Quoting Erik van der Werf <[email protected]>:

On Thu, Sep 9, 2010 at 9:33 AM,  <[email protected]> wrote:
When it plays a random move many moves are pruned and a new random
move is generated until an acceptable move is found.

Funny, that is roughly the strategy I used 3 years ago in the first
version of Steenvreter (which then won the Olympiad). At some point I
made it more like the Mogo playouts, because that was faster and at
the time seemed to perform a bit better. Nevertheless, Steenvreter's
current performance is still quite similar on the low end (also
breaking even with gnugo on 9x9 at about 100 playouts), though I think
I get most of that from good priors in the tree. Maybe I should dust
off my old policy some time...

I am also using the playout policy as priors in the tree. This means every change I do to the playouts also affect tree priors. As you say this is also very important. Playouts can be noisy but tree priors also is an absolute necessity for effective selective search.
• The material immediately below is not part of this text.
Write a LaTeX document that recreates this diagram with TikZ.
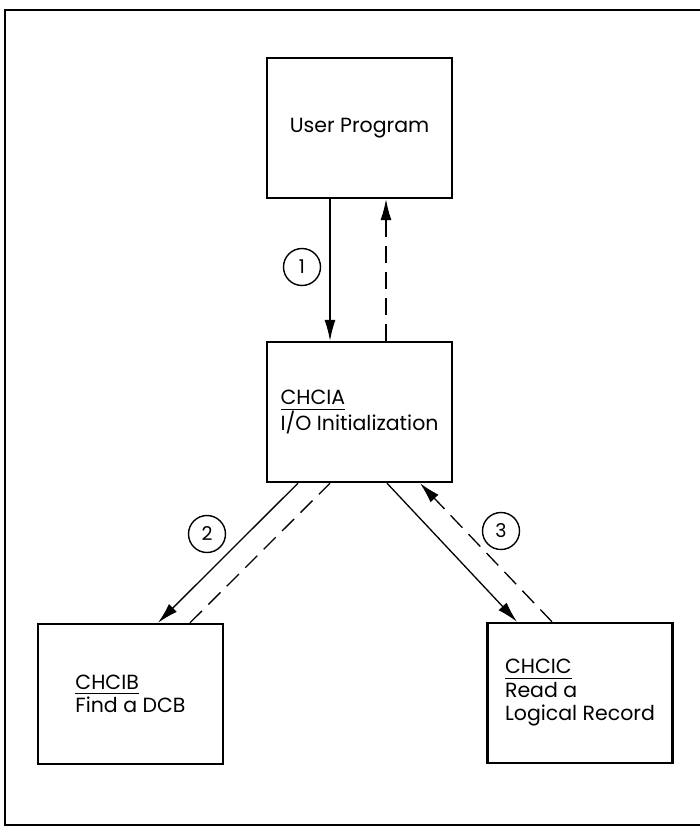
\documentclass[tikz,border=0pt]{standalone}
\usepackage{fontspec}
\setmainfont{Poppins}
\usetikzlibrary{arrows.meta,positioning}
\newcommand{\modname}[1]{\setbox0\hbox{#1}\rlap{\rule[-5pt]{\wd0}{1.2pt}}\box0}
\tikzset{
  modbox/.style={rectangle, draw=black, line width=2.4pt, fill=white,
                 minimum width=185pt, minimum height=140pt, align=left,
                 font=\fontsize{20.5}{23.5}\selectfont, inner sep=0pt},
  call/.style={-{Latex[length=21pt,width=11pt]}, line width=1.3pt},
  back/.style={line width=1.3pt, dash pattern=on 17pt off 9pt},
  backarr/.style={back, -{Latex[length=21pt,width=11pt]}},
  numcirc/.style={circle, draw, line width=1.4pt, minimum size=37pt, inner sep=0pt,
                  font=\fontsize{19}{19}\selectfont},
}

\begin{document}
\begin{tikzpicture}[x=1pt, y=-1pt]
    \useasboundingbox (0,0) rectangle (700,827);
    % outer frame (cut off at the right)
    \draw[line width=2pt] (5,10) rectangle (706,825);

    \node[modbox] (up) at (359.5,128) {User Program};
    \node[modbox] (ia) at (359.5,412) {\modname{CHCIA}\\I/O Initialization};
    \node[modbox] (ib) at (130.5,694) {\modname{CHCIB}\\Find a DCB};
    \node[modbox] (ic) at (580,693) {\modname{CHCIC}\\Read a\\Logical Record};

    \node[numcirc] (n1) at (302,267) {1};
    \node[numcirc] (n2) at (207,534) {2};
    \node[numcirc] (n3) at (501,531) {3};

    \draw[call] ([xshift=-29.5pt]up.south) -- ([xshift=-29.5pt]ia.north);
    \draw[backarr] ([xshift=26.5pt]ia.north) -- ([xshift=26.5pt]up.south);
    \draw[call] ([xshift=-61.5pt]ia.south) -- ([xshift=27.5pt]ib.north);
    \draw[back] ([xshift=59.5pt]ib.north) -- ([xshift=-29.5pt]ia.south);
    \draw[call] ([xshift=27.5pt]ia.south) -- ([xshift=-63pt]ic.north);
    \draw[backarr] ([xshift=-28pt]ic.north) -- ([xshift=60.5pt]ia.south);
  \end{tikzpicture}
\end{document}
Another thing one can do rather than simply prune moves is to propose an alternative local move that dominates the pruned move. I do this in Valkyria too. This way one gets better moves without repeating the Get Random Move/Check For Pruning cycle, and also forces the programmer to make sure the pruned move is really bad.

Some pruning is essential. If one want the playouts to handle seki some checks must be done. If one solves seki in the tree then full board search will be inefficient everytime a seki is present on the board. it might work well for 9x9 but not for 19x19 where many tactical situations may be present that has to be independently handled in the playouts.